↓

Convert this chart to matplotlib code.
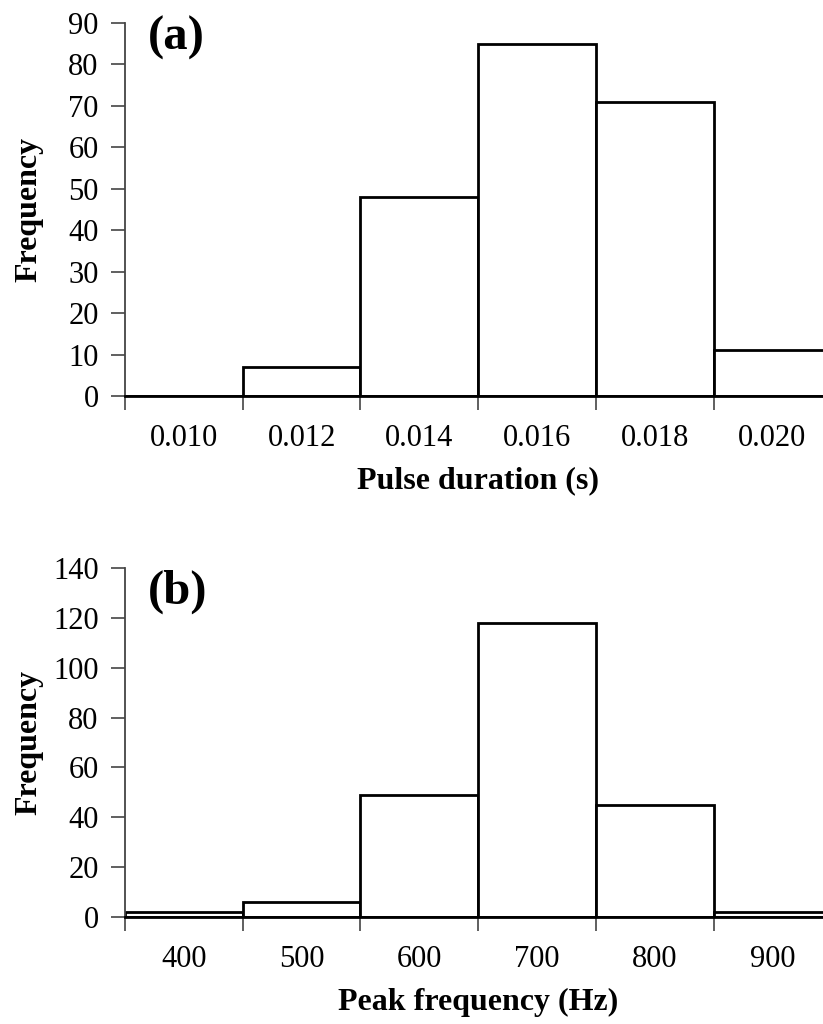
import numpy as np
import matplotlib.pyplot as plt

plt.rcParams['font.family'] = ['Liberation Serif', 'DejaVu Serif']

# panel (a): pulse duration histogram
dur_labels = ['0.010', '0.012', '0.014', '0.016', '0.018', '0.020']
dur_counts = [0, 7, 48, 85, 71, 11]

# panel (b): peak frequency histogram
freq_labels = ['400', '500', '600', '700', '800', '900']
freq_counts = [2, 6, 49, 118, 45, 2]

fig = plt.figure(figsize=(8.23, 10.24), dpi=100)

def draw_panel(ax, labels, counts, ymax, ystep, xlabel, tag, tag_y):
    x = np.arange(len(labels))
    ax.bar(x, counts, width=1.0, color='white', edgecolor='black', linewidth=2.0, zorder=2)
    ax.set_xlim(-0.5, len(labels) - 0.5)
    ax.set_ylim(0, ymax)
    ax.set_yticks(np.arange(0, ymax + 1, ystep))
    # tick marks sit on the bin edges, labels in the bin centres
    ax.set_xticks(np.arange(len(labels) + 1) - 0.5)
    ax.set_xticklabels([])
    ax.set_xticks(x, minor=True)
    ax.set_xticklabels(labels, minor=True)
    ax.tick_params(axis='x', which='major', direction='out', length=10, width=1.2, color='#444444')
    ax.tick_params(axis='x', which='minor', length=0, pad=20, labelsize=22)
    ax.tick_params(axis='y', direction='out', length=10, width=1.2, color='#444444', pad=9, labelsize=22)
    for s in ['top', 'right']:
        ax.spines[s].set_visible(False)
    ax.spines['left'].set_color('#444444')
    ax.spines['left'].set_linewidth(1.3)
    ax.spines['bottom'].set_color('black')
    ax.spines['bottom'].set_linewidth(2.0)
    ax.set_xlabel(xlabel, fontsize=23, fontweight='bold', labelpad=10)
    ax.set_ylabel('Frequency', fontsize=23, fontweight='bold')
    ax.yaxis.set_label_coords(-0.116, 0.5)
    ax.text(0.032, tag_y, tag, transform=ax.transAxes, fontsize=35, fontweight='bold',
            va='top', ha='left')

ax1 = fig.add_axes([0.152, 0.6133, 0.858, 0.3642])
draw_panel(ax1, dur_labels, dur_counts, 90, 10, 'Pulse duration (s)', '(a)', 1.02)

ax2 = fig.add_axes([0.152, 0.1045, 0.858, 0.3408])
draw_panel(ax2, freq_labels, freq_counts, 140, 20, 'Peak frequency (Hz)', '(b)', 0.995)

fig.savefig('out.png', dpi=100)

↑

PROMPT: Repeat exactly and only the lines from the start of the data above through the line that holds "fig = plt.figure(figsize=(8.23, 10.24), dpi=100)", inclusive. Pictures do not belong in the copy.

RESULT:
Convert this chart to matplotlib code.
import numpy as np
import matplotlib.pyplot as plt

plt.rcParams['font.family'] = ['Liberation Serif', 'DejaVu Serif']

# panel (a): pulse duration histogram
dur_labels = ['0.010', '0.012', '0.014', '0.016', '0.018', '0.020']
dur_counts = [0, 7, 48, 85, 71, 11]

# panel (b): peak frequency histogram
freq_labels = ['400', '500', '600', '700', '800', '900']
freq_counts = [2, 6, 49, 118, 45, 2]

fig = plt.figure(figsize=(8.23, 10.24), dpi=100)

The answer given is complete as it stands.